Jen: Snape's own description in the Occlumency chapter of OOTP makes
Legilimency sound fairly invasive when practiced by an expert.
Masters can 'delve into the minds of their victims and [to] intepret
their findings correctly'. We see that Snape can call forth a stream
of memories from Harry, including ones from long ago that aren't in
his concious mind at the moment, so Voldemort is not seeing only what
is uppermost in a person's mind. Plus when Harry sees the memories,
there's emotion involved such as 'his heart bursting with jealousy'.

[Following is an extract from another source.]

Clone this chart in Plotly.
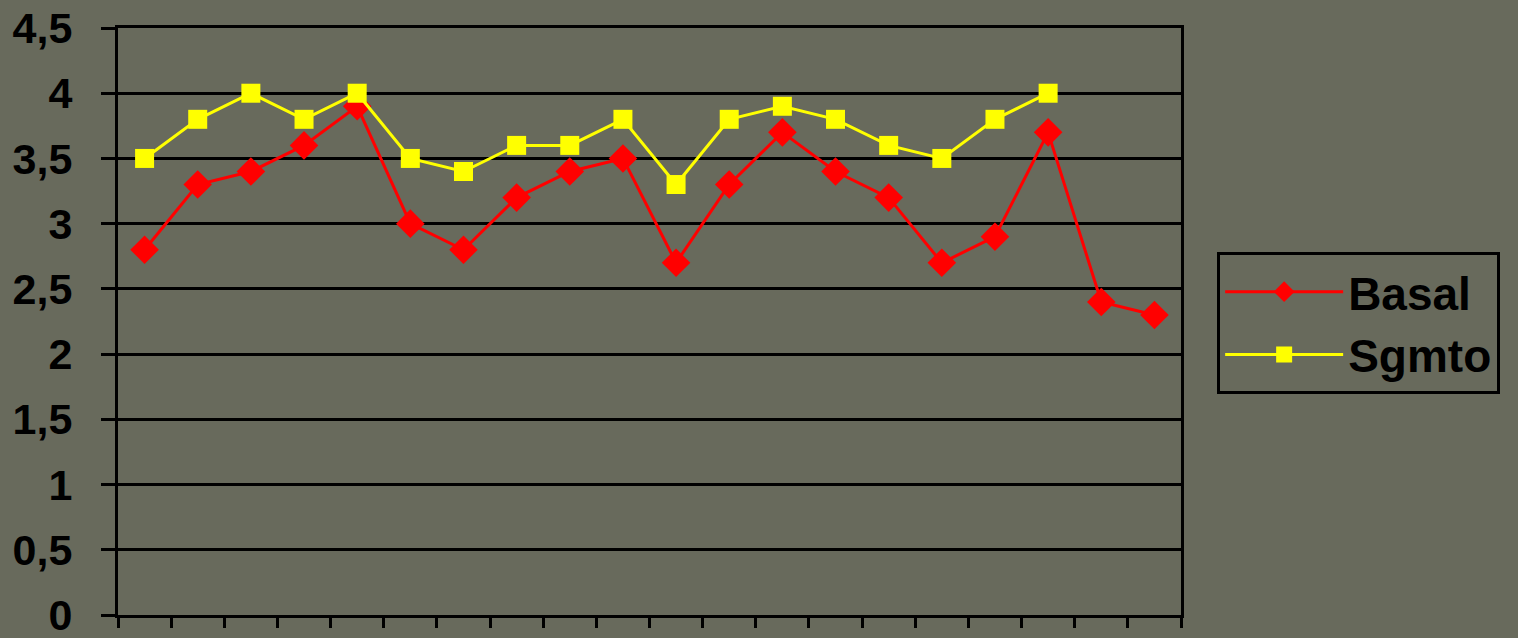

Then Snape mentions intepretation involved which means to me some of
what a Legilimens sees is not obvious from the start but requires a
level of skill to put the pieces together.
Carol:
> I doubt that LV even knows that Snape is using Occlumency against
> him because he's simply suppressing particular memories and
> substituting others in their place. It's not like Draco all too
> obviously (and slowly) throwing up an easily detectable barrier. If
> Snape tried that with LV, he'd be dead.
Jen: Maybe Voldemort doesn't know about Snape's Occlumency, or maybe
he does and needs Snape around a little longer.
Anyway, my point before was that Snape would need to block too many
memories *if* he is aligned with Dumbledore's morality and/or holds
political convictions about the good of the WW such as 'pureblood
elitism is wrong' for instance. Having a strong moral filter on
means a person also has memories of seeing injustice and having
feelings about those injustices, all things which must be supressed
for Voldemort. Not to mention if Snape is intentionally grooming
Harry to defeat Voldemort, he has concious memories of helping the
Chosen One.
I find it easier to believe that Snape is supressing only those
memories which have to do with his turn to Dumbledore up through the
death of the Potters and not tons of memories from the time he
switched loyalty until Voldemort returned.
> Carol, who never said anything about a layer of goodness in Snape
> but does think that he's thoroughly and permanently opposed to
> Voldemort despite his Slytherin instincts and personally loyal to
> Dumbledore, even and perhaps especially with DD dead by his hand.
Jen: Ack. I keep getting feedback that my attempts to characterize a
Snape different from my own reading are missing the mark. In my own
mind I call him "Good Snape" but that seems to connotate "Nice Snape"
for some (not necessarily you, Carol). Someone have a few words to
sum up a Snape who isn't just loyal but has other attributes of
goodness? Some of the attributes I've seen are things like Snape
being heroic or morally and philosophically aligned with Dumbledore
or solely motivated by deep remorse.